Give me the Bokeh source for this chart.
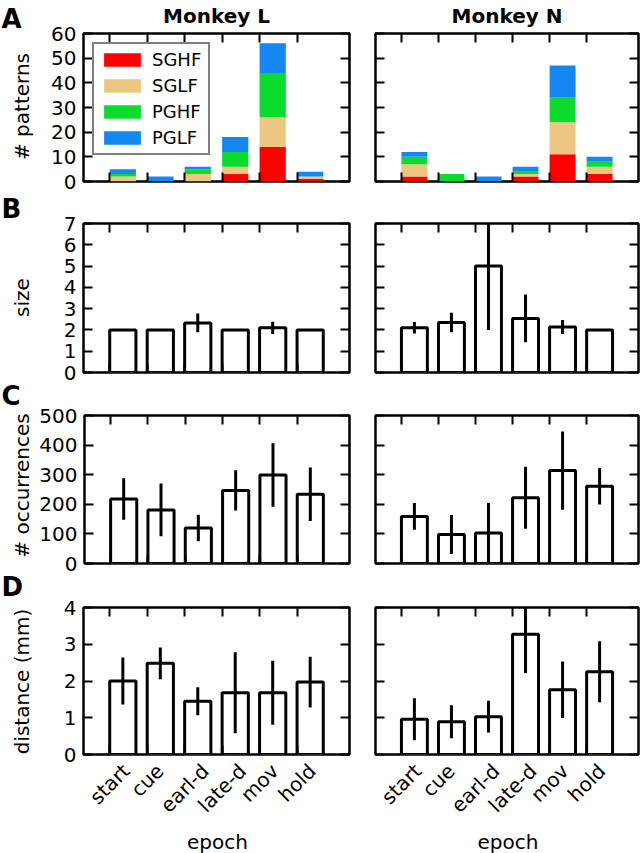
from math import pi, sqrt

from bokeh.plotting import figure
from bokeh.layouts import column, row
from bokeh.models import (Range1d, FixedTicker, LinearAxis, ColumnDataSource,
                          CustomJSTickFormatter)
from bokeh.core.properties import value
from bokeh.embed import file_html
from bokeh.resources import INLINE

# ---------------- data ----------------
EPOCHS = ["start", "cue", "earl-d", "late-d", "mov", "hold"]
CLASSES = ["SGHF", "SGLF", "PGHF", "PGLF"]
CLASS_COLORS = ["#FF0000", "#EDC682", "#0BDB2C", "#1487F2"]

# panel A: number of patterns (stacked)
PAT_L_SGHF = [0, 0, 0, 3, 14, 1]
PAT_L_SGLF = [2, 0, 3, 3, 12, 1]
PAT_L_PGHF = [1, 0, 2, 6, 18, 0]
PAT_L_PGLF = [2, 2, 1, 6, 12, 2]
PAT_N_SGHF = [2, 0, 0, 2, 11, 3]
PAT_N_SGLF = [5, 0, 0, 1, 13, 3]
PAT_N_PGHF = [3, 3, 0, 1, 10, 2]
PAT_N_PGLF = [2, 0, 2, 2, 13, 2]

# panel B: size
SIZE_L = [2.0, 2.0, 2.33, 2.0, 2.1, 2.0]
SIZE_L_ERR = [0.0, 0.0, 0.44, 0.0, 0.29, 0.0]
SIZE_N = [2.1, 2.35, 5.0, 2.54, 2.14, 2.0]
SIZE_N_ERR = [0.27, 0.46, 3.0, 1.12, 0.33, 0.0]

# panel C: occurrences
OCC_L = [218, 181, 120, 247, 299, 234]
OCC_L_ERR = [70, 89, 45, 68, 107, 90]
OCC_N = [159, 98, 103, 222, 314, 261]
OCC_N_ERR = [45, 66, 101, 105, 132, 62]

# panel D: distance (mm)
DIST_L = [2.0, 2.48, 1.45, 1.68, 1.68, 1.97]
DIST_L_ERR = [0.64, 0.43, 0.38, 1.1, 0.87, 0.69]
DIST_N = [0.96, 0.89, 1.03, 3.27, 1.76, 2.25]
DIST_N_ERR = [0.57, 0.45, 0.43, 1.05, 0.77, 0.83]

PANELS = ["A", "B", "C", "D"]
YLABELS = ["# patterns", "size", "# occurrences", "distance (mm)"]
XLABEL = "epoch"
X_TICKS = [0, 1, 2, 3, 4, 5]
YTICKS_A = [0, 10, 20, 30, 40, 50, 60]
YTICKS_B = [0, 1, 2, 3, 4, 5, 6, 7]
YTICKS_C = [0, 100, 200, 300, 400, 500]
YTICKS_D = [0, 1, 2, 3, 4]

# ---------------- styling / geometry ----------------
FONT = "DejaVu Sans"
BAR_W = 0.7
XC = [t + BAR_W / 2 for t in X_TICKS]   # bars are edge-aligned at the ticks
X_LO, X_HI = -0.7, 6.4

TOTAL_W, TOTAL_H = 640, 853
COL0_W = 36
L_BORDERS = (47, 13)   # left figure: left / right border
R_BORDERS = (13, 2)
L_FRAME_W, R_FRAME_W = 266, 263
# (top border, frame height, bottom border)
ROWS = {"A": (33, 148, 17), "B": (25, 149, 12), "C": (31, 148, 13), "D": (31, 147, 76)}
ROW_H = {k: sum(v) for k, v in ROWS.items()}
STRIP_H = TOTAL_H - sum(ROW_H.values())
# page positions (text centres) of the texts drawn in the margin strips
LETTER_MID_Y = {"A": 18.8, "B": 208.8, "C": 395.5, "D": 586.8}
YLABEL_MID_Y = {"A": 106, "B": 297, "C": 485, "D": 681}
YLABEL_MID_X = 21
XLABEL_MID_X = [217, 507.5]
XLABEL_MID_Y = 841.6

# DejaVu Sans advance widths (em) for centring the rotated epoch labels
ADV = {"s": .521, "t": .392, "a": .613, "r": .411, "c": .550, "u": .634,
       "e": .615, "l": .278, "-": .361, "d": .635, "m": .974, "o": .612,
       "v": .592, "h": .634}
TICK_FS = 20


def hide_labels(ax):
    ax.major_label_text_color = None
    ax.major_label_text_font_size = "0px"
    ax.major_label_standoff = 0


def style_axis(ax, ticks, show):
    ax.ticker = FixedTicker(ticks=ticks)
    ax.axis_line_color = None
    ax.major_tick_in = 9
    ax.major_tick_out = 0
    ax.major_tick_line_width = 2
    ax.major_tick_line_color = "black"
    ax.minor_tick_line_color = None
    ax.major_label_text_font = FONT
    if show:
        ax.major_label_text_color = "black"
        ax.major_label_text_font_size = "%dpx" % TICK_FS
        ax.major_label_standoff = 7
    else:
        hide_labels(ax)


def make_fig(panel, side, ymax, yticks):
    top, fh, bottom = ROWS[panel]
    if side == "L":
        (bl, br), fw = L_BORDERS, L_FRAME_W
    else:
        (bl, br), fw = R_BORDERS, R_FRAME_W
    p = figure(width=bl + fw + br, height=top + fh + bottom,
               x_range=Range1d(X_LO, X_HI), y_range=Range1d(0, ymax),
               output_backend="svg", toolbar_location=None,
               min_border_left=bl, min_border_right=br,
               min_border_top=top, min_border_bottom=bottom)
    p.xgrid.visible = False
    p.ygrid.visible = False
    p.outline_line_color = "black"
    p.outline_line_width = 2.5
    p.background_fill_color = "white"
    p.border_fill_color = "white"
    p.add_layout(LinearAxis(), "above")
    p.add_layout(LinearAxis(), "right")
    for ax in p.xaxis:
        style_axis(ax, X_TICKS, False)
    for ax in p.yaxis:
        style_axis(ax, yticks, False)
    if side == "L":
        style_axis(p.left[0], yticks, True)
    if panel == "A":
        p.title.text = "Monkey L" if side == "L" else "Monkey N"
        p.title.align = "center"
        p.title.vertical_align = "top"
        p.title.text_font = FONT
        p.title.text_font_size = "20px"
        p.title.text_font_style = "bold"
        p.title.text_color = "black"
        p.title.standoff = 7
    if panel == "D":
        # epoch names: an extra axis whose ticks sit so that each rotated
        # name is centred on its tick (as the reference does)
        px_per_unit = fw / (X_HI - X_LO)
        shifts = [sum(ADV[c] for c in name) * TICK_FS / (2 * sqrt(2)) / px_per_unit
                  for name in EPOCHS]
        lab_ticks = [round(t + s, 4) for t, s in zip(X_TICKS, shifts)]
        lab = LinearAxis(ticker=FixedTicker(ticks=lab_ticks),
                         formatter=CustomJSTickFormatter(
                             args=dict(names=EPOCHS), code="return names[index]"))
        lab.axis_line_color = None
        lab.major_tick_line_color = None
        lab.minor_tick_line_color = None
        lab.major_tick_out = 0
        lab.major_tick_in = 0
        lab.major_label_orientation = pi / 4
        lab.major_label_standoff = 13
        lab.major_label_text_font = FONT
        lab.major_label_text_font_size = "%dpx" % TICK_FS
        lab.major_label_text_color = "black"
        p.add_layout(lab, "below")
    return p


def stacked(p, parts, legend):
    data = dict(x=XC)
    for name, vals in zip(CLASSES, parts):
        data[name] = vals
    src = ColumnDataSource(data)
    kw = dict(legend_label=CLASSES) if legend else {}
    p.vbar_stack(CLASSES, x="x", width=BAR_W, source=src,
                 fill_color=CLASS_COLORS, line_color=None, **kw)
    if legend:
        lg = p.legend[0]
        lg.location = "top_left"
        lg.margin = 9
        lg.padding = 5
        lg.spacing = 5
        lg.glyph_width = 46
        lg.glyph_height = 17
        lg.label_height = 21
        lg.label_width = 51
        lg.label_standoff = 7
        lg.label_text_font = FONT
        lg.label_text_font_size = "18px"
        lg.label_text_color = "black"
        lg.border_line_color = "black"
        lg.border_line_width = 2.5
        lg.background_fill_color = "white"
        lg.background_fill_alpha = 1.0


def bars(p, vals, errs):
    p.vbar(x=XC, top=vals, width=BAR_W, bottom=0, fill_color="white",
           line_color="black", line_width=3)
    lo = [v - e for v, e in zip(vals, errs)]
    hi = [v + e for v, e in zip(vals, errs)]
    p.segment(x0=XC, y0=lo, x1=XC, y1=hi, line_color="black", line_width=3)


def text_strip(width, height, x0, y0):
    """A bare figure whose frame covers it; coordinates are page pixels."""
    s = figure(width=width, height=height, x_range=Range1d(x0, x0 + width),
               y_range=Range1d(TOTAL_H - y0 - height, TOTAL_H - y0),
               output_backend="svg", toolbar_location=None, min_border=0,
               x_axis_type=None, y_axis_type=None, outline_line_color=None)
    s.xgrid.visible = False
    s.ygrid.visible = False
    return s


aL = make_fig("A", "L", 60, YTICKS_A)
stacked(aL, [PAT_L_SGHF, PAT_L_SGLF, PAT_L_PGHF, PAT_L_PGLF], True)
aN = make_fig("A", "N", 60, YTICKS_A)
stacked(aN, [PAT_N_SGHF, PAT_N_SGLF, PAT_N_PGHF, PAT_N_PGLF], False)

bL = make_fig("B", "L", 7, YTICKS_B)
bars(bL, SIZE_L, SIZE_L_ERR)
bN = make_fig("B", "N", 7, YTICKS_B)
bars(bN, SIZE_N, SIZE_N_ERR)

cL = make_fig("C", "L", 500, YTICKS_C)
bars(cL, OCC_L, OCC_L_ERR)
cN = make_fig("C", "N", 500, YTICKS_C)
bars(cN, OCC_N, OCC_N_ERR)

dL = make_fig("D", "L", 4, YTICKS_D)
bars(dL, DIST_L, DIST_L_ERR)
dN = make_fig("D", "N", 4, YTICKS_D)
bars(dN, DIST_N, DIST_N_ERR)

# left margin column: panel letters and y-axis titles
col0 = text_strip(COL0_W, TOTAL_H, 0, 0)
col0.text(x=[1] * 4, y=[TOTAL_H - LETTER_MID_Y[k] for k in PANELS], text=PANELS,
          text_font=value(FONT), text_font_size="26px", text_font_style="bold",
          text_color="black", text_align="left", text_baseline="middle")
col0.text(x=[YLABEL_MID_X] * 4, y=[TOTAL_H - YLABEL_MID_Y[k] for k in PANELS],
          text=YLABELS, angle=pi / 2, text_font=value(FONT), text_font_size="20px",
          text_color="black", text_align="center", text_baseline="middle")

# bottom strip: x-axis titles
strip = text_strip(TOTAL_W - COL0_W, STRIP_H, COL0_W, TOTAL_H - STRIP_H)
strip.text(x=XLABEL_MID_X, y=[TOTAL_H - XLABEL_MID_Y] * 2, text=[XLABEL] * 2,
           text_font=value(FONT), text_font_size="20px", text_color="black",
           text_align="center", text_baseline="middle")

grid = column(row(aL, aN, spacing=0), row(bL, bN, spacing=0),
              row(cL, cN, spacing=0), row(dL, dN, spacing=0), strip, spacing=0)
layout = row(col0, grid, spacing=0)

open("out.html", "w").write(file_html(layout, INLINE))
...
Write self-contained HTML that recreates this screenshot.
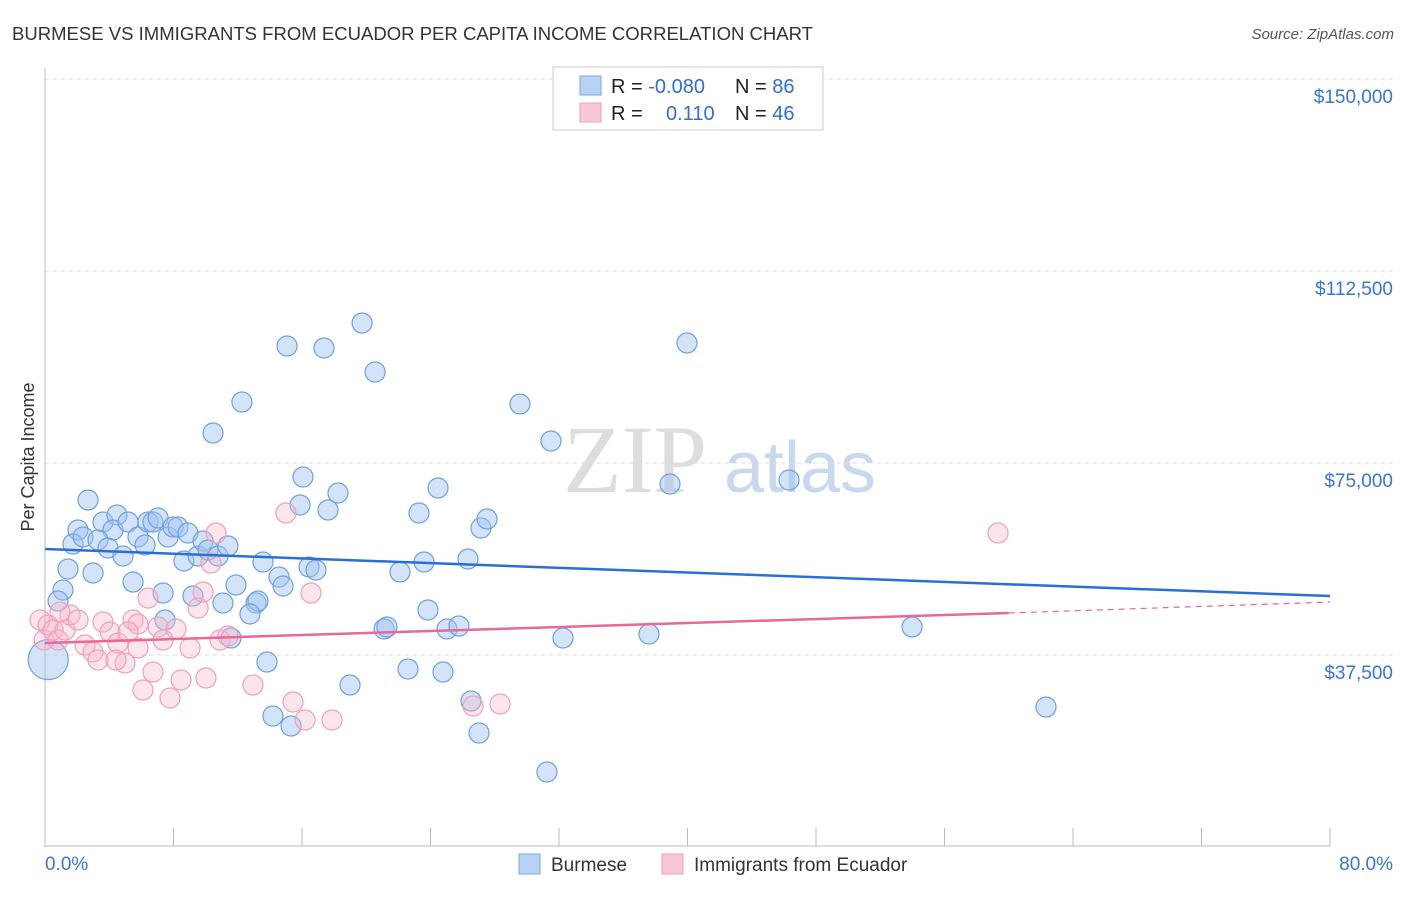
---
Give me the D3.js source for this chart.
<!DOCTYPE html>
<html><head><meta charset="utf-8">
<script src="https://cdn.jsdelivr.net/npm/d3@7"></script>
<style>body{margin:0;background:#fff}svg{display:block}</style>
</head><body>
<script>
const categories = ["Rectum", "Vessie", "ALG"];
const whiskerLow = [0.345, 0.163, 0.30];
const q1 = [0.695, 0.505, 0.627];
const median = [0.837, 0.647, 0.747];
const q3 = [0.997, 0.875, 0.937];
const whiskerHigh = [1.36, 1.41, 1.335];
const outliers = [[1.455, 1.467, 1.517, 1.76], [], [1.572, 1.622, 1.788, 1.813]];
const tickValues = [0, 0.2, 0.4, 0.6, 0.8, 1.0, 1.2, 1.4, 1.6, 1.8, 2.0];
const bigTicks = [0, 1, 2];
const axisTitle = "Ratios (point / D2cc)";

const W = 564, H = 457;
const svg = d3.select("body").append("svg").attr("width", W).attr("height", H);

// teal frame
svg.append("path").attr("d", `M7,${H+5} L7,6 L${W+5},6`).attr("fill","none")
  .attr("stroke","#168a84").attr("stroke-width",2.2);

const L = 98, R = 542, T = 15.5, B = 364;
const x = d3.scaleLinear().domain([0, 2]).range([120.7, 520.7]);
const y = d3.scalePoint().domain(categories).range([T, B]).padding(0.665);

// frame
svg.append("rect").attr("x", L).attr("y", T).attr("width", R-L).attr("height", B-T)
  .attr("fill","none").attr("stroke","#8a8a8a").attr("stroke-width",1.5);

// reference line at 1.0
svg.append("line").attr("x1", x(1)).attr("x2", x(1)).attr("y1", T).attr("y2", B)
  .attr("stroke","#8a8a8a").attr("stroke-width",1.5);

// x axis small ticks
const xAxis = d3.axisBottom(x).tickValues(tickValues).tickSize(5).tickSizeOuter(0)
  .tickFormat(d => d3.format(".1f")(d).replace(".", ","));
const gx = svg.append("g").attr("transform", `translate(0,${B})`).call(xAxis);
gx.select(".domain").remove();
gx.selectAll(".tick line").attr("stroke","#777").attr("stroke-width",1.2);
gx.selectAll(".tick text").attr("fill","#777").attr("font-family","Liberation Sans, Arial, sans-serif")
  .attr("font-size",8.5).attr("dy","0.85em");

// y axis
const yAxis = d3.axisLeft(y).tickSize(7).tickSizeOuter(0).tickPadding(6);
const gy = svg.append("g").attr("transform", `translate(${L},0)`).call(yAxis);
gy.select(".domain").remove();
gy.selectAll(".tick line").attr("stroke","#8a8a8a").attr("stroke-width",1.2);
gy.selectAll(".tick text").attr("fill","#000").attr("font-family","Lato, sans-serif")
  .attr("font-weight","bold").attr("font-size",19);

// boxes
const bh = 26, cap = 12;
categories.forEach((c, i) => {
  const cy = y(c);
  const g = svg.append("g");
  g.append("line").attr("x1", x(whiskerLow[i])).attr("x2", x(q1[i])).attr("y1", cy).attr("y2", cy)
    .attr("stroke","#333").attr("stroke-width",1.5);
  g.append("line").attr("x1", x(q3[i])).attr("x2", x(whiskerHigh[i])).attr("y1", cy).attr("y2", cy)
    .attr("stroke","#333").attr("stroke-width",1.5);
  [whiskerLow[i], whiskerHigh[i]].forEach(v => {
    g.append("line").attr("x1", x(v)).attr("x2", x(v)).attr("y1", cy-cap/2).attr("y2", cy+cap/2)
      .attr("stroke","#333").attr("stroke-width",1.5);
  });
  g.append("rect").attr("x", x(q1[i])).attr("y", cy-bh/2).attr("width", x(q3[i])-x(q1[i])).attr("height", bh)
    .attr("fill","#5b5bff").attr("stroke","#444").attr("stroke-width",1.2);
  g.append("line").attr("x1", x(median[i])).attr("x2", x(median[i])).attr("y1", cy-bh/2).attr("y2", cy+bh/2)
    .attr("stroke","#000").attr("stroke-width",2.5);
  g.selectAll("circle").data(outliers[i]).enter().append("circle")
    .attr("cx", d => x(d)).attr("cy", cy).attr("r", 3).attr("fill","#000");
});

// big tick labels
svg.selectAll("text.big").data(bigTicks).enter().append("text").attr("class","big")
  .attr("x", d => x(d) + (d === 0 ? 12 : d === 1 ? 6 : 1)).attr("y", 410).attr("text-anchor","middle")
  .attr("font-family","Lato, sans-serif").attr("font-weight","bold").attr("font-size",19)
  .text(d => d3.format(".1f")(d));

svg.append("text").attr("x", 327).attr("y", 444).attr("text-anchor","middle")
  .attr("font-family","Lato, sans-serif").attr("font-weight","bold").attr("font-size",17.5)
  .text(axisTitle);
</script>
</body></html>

* _WORK INSTRUCTIONS_: Take the lines from the one holding "Give me the Bokeh source for this chart." to the one holding "PAT_N_PGLF = [2, 0, 2, 2, 13, 2]", both lines included, and give them again exactly, with no pictures.

* _OUTPUT FOR THIS TASK_:
Give me the Bokeh source for this chart.
from math import pi, sqrt

from bokeh.plotting import figure
from bokeh.layouts import column, row
from bokeh.models import (Range1d, FixedTicker, LinearAxis, ColumnDataSource,
                          CustomJSTickFormatter)
from bokeh.core.properties import value
from bokeh.embed import file_html
from bokeh.resources import INLINE

# ---------------- data ----------------
EPOCHS = ["start", "cue", "earl-d", "late-d", "mov", "hold"]
CLASSES = ["SGHF", "SGLF", "PGHF", "PGLF"]
CLASS_COLORS = ["#FF0000", "#EDC682", "#0BDB2C", "#1487F2"]

# panel A: number of patterns (stacked)
PAT_L_SGHF = [0, 0, 0, 3, 14, 1]
PAT_L_SGLF = [2, 0, 3, 3, 12, 1]
PAT_L_PGHF = [1, 0, 2, 6, 18, 0]
PAT_L_PGLF = [2, 2, 1, 6, 12, 2]
PAT_N_SGHF = [2, 0, 0, 2, 11, 3]
PAT_N_SGLF = [5, 0, 0, 1, 13, 3]
PAT_N_PGHF = [3, 3, 0, 1, 10, 2]
PAT_N_PGLF = [2, 0, 2, 2, 13, 2]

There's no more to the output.